__WHAT THE TASK REQUIRES__:
Please state how many lines in the records contain the string "that", with no words besides the number.

__INPUT FOR THIS TASK__:
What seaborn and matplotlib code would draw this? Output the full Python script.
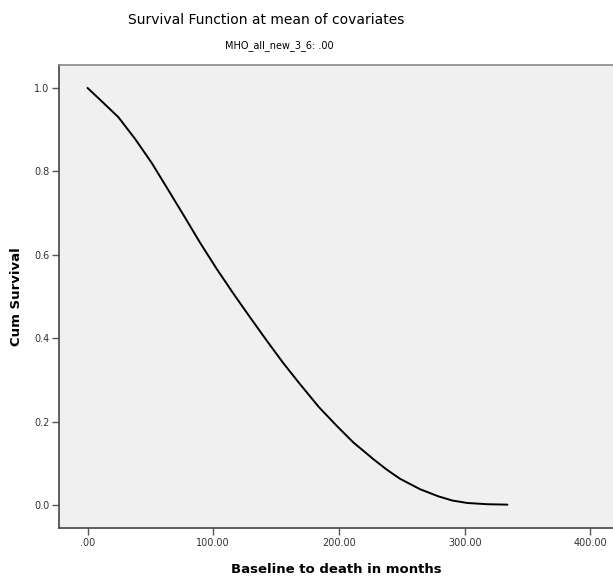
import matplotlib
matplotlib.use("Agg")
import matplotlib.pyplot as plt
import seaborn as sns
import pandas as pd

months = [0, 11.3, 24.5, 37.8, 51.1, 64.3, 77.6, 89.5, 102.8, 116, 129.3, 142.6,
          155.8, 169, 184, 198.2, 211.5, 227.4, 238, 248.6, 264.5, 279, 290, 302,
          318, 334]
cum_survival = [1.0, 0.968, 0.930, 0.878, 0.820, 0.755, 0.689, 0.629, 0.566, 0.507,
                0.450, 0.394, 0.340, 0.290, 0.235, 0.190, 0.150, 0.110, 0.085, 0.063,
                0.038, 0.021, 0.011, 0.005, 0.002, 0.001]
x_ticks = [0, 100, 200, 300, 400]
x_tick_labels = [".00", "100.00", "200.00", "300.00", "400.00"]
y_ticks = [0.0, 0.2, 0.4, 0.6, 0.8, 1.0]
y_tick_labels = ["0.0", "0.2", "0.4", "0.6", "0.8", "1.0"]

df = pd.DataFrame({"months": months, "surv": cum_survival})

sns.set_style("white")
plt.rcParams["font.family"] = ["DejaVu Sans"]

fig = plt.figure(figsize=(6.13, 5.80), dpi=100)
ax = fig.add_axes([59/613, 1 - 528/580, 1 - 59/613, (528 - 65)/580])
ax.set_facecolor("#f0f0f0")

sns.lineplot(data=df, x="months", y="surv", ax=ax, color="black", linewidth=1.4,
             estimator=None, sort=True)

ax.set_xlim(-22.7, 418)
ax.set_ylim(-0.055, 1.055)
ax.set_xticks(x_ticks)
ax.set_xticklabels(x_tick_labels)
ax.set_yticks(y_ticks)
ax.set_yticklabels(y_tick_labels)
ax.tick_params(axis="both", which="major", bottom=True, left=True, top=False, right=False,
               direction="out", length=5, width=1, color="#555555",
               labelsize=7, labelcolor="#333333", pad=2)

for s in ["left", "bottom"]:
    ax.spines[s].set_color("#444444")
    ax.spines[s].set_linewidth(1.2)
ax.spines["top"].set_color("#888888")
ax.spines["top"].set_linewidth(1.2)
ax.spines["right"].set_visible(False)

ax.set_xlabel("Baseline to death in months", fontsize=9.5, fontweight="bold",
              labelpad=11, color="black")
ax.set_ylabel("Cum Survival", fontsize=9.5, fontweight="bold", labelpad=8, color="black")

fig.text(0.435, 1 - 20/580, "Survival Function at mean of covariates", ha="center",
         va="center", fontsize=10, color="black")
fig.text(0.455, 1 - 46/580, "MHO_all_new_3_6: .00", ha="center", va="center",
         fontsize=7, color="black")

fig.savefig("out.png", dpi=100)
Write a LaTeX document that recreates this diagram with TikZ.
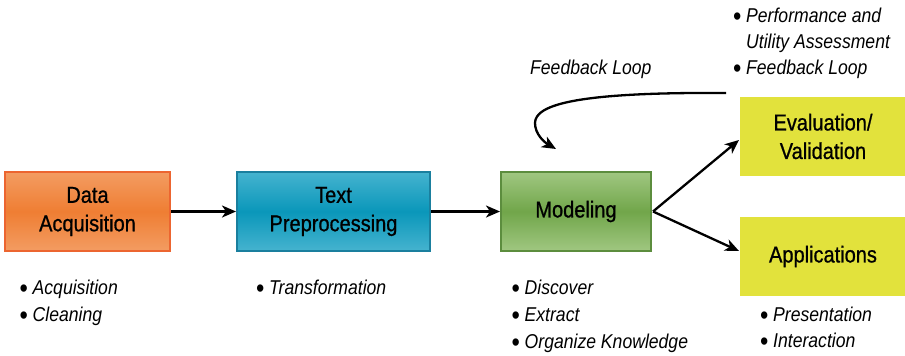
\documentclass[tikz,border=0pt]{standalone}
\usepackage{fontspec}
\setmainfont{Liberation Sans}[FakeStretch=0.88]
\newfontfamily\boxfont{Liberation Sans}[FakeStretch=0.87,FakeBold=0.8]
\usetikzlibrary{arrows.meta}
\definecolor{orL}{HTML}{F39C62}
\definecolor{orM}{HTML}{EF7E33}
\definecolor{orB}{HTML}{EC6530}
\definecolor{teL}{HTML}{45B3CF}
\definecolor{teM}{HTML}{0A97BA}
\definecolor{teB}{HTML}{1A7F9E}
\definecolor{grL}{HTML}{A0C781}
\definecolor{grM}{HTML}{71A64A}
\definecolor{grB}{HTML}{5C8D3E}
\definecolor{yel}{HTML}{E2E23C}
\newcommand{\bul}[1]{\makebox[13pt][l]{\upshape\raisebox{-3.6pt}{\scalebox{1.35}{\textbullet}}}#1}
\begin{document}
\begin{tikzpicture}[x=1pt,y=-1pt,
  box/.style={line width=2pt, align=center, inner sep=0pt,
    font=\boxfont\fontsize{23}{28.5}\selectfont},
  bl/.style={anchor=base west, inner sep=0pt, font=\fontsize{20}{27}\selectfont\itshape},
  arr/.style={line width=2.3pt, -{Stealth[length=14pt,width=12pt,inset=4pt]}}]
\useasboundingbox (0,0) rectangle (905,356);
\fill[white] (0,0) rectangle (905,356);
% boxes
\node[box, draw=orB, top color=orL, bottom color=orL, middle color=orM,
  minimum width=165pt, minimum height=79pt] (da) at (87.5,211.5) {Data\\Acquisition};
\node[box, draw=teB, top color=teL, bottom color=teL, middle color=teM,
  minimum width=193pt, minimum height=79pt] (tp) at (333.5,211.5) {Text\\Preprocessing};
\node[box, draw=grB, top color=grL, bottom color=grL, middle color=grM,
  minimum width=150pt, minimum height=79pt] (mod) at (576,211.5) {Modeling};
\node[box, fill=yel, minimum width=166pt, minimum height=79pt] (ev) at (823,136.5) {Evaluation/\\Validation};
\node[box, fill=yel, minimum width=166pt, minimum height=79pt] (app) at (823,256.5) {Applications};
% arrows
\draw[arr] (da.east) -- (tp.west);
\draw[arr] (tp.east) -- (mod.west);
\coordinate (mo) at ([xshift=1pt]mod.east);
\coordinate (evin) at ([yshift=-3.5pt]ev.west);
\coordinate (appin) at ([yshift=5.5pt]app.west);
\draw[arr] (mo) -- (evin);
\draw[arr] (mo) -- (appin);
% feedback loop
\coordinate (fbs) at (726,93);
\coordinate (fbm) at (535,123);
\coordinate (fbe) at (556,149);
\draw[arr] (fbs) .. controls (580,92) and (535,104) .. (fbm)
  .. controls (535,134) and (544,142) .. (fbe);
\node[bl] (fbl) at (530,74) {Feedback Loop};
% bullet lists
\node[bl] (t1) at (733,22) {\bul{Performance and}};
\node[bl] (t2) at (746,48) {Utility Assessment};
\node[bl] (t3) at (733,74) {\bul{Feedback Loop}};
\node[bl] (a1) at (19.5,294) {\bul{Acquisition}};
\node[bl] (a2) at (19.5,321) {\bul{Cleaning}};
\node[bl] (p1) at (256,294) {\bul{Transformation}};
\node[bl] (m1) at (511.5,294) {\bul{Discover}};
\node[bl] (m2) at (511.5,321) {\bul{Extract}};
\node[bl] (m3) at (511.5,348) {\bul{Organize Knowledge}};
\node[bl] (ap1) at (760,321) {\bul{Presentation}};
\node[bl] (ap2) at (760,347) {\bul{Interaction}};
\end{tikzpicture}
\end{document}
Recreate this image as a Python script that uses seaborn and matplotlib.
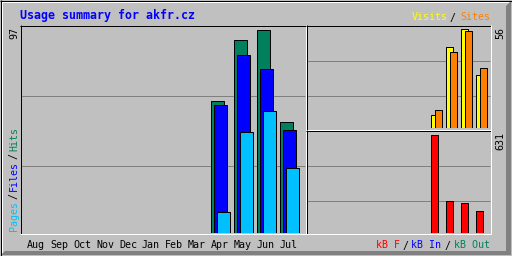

__FINISHED TASK__:
2